When I first began to encounter this pernicious form of intolerant group-think, I was a bit incredulous. A “spiritual but not religious” student who sometimes came to Catholic community events wearing her “I support Planned Parenthood” pin told me, “It’s taboo to explore Western spirituality, especially in liberal circles. I’m careful who I tell about it.” She was not alone. Other students asked me not to take photos of Mass and post them on social media. They didn’t want to be “outed” as Catholic. One Catholic student who lost her faith and then found it again told me, “When I stopped being a Catholic I made so many friends.” The notion that a person couldn’t engage with a religious tradition without endorsing every one of its views (or claims) was new to me.

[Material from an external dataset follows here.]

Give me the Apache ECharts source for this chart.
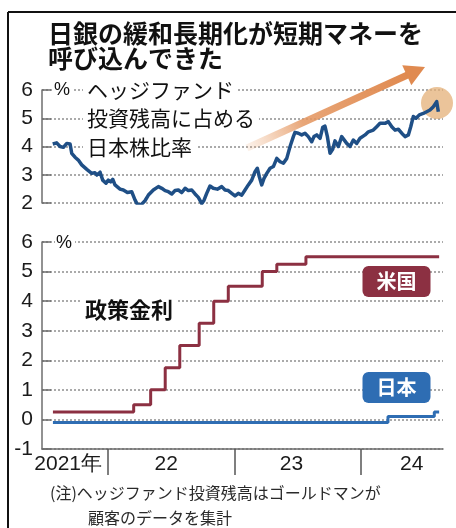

You have to read the whole thing. This is where progressivism is taking us: to a place where even liberal Catholics are suppressed in the name of fighting white supremacy, or whatever goal the fanatical left embraces. It is now beginning to look like the only people capable of resisting the radicalism of the woke left are those who are more or less reactionary — this in politics, as well as religion. I think of the people I’ve talked to here who have grown weary of government by Viktor Orban and his Fidesz Party, but who tell me there really are no other alternatives — that the Hungarian Left is as utopian and as fanatical as their counterparts in the US. A Hungarian I met the other day is setting up a meeting for me with someone from the other side, so I can hear what they have to say. The fact, though, that the left-wing Budapest city government erected a Black Lives Matter/LGBT Statue of Liberty as a protest against the Orban government is not a good sign.